To do:
From the first line of the listing below, retype each line up to and including the one with "ax = fig.add_axes([62"; pictures stay out.

— Begin Data —

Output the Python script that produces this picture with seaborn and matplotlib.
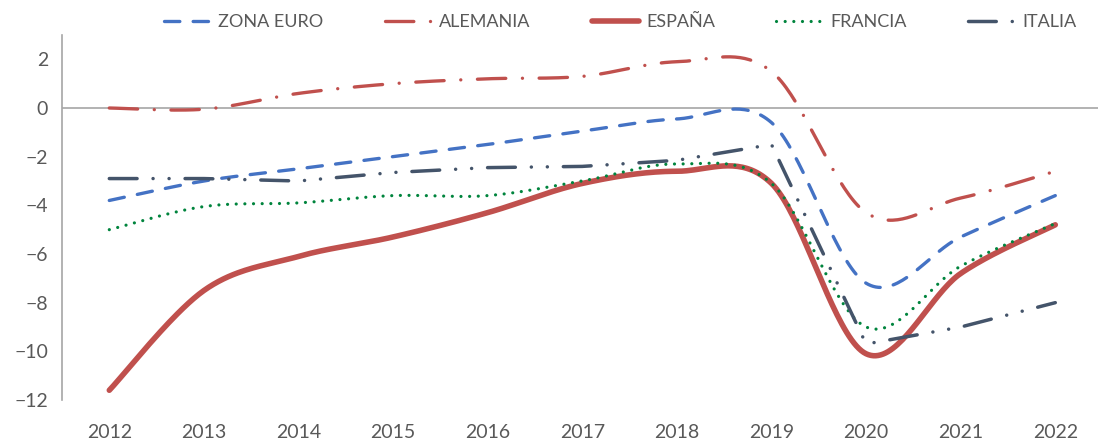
import numpy as np
import matplotlib
matplotlib.use("Agg")
import matplotlib.pyplot as plt
import seaborn as sns

years = [2012, 2013, 2014, 2015, 2016, 2017, 2018, 2019, 2020, 2021, 2022]

zona_euro = [-3.8, -3.0, -2.5, -2.0, -1.5, -0.95, -0.45, -0.6, -7.2, -5.3, -3.6]
alemania = [0.0, -0.05, 0.6, 1.0, 1.2, 1.3, 1.9, 1.5, -4.3, -3.7, -2.6]
espana = [-11.6, -7.5, -6.1, -5.3, -4.3, -3.1, -2.6, -3.1, -10.1, -6.8, -4.8]
francia = [-5.0, -4.05, -3.9, -3.6, -3.6, -3.0, -2.3, -3.1, -9.0, -6.5, -4.75]
italia = [-2.9, -2.9, -3.0, -2.65, -2.45, -2.4, -2.15, -1.5, -9.7, -9.0, -8.0]

y_ticks = [-12, -10, -8, -6, -4, -2, 0, 2]


def smooth(xv, yv, steps=40):
    # Excel-style smoothed line: Catmull-Rom curve drawn as cubic Bezier segments
    p = np.column_stack([xv, yv]).astype(float)
    p = np.vstack([p[0], p, p[-1]])
    xs, ys = [], []
    t = np.linspace(0, 1, steps)
    for i in range(1, len(p) - 2):
        p0, p3 = p[i], p[i + 1]
        c1 = p0 + (p[i + 1] - p[i - 1]) / 6
        c2 = p3 - (p[i + 2] - p[i]) / 6
        seg = ((1 - t) ** 3)[:, None] * p0 + (3 * (1 - t) ** 2 * t)[:, None] * c1 \
            + (3 * (1 - t) * t ** 2)[:, None] * c2 + (t ** 3)[:, None] * p3
        if i > 1:
            seg = seg[1:]
        xs.extend(seg[:, 0])
        ys.extend(seg[:, 1])
    return np.array(xs), np.array(ys)


sns.set_style("white")
plt.rcParams["font.family"] = ["Lato", "DejaVu Sans"]
text_color = "#595959"

fig = plt.figure(figsize=(10.98, 4.41), dpi=100)
ax = fig.add_axes([62 / 1098, 41 / 441, 1040.6 / 1098, 365 / 441])

# name, values, colour, width, dash pattern, smoothed?
series = [
    ("ZONA EURO", zona_euro, "#4472C4", 2.4, (0, (4.6, 4.0)), True),
    ("ALEMANIA", alemania, "#C0504D", 2.4, (0, (8.5, 5.0, 0.01, 5.0)), True),
    ("ESPAÑA", espana, "#C0504D", 4.0, "-", True),
    ("FRANCIA", francia, "#00843D", 2.3, (0, (0.01, 2.7)), True),
    ("ITALIA", italia, "#44546A", 2.5, (0, (8.0, 4.6, 0.01, 4.6, 0.01, 4.6)), False),
]

for name, vals, color, lw, ls, smoothed in series:
    if smoothed:
        sx, sy = smooth(years, vals)
    else:
        sx, sy = np.array(years), np.array(vals)
    sns.lineplot(x=sx, y=sy, ax=ax, sort=False, estimator=None, color=color,
                 linewidth=lw, linestyle=ls, label=name,
                 dash_capstyle="round", solid_capstyle="round")

ax.axhline(0, color="#A6A6A6", linewidth=1.2, zorder=0)
ax.set_xlim(2011.5, 2022.5)
ax.set_ylim(-12, 3)
ax.set_yticks(y_ticks)
ax.set_xticks(years)
ax.set_xticklabels([str(y) for y in years])
for side in ["top", "right", "bottom"]:
    ax.spines[side].set_visible(False)
ax.spines["left"].set_color("#A6A6A6")
ax.spines["left"].set_linewidth(1.2)
ax.tick_params(axis="y", length=0, pad=10, labelsize=14, labelcolor=text_color)
ax.tick_params(axis="x", length=0, pad=17, labelsize=14, labelcolor=text_color)
ax.set_xlabel("")
ax.set_ylabel("")

handles, labels = ax.get_legend_handles_labels()
ax.get_legend().remove()
fig.legend(handles, labels, loc="center", bbox_to_anchor=(0.565, 0.95), ncol=5,
           frameon=False, fontsize=13, handlelength=2.6, handletextpad=0.4,
           columnspacing=3.4, labelcolor=text_color)

fig.savefig("out.png", dpi=100)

— End Data —

Full solution:
Output the Python script that produces this picture with seaborn and matplotlib.
import numpy as np
import matplotlib
matplotlib.use("Agg")
import matplotlib.pyplot as plt
import seaborn as sns

years = [2012, 2013, 2014, 2015, 2016, 2017, 2018, 2019, 2020, 2021, 2022]

zona_euro = [-3.8, -3.0, -2.5, -2.0, -1.5, -0.95, -0.45, -0.6, -7.2, -5.3, -3.6]
alemania = [0.0, -0.05, 0.6, 1.0, 1.2, 1.3, 1.9, 1.5, -4.3, -3.7, -2.6]
espana = [-11.6, -7.5, -6.1, -5.3, -4.3, -3.1, -2.6, -3.1, -10.1, -6.8, -4.8]
francia = [-5.0, -4.05, -3.9, -3.6, -3.6, -3.0, -2.3, -3.1, -9.0, -6.5, -4.75]
italia = [-2.9, -2.9, -3.0, -2.65, -2.45, -2.4, -2.15, -1.5, -9.7, -9.0, -8.0]

y_ticks = [-12, -10, -8, -6, -4, -2, 0, 2]


def smooth(xv, yv, steps=40):
    # Excel-style smoothed line: Catmull-Rom curve drawn as cubic Bezier segments
    p = np.column_stack([xv, yv]).astype(float)
    p = np.vstack([p[0], p, p[-1]])
    xs, ys = [], []
    t = np.linspace(0, 1, steps)
    for i in range(1, len(p) - 2):
        p0, p3 = p[i], p[i + 1]
        c1 = p0 + (p[i + 1] - p[i - 1]) / 6
        c2 = p3 - (p[i + 2] - p[i]) / 6
        seg = ((1 - t) ** 3)[:, None] * p0 + (3 * (1 - t) ** 2 * t)[:, None] * c1 \
            + (3 * (1 - t) * t ** 2)[:, None] * c2 + (t ** 3)[:, None] * p3
        if i > 1:
            seg = seg[1:]
        xs.extend(seg[:, 0])
        ys.extend(seg[:, 1])
    return np.array(xs), np.array(ys)


sns.set_style("white")
plt.rcParams["font.family"] = ["Lato", "DejaVu Sans"]
text_color = "#595959"

fig = plt.figure(figsize=(10.98, 4.41), dpi=100)
ax = fig.add_axes([62 / 1098, 41 / 441, 1040.6 / 1098, 365 / 441])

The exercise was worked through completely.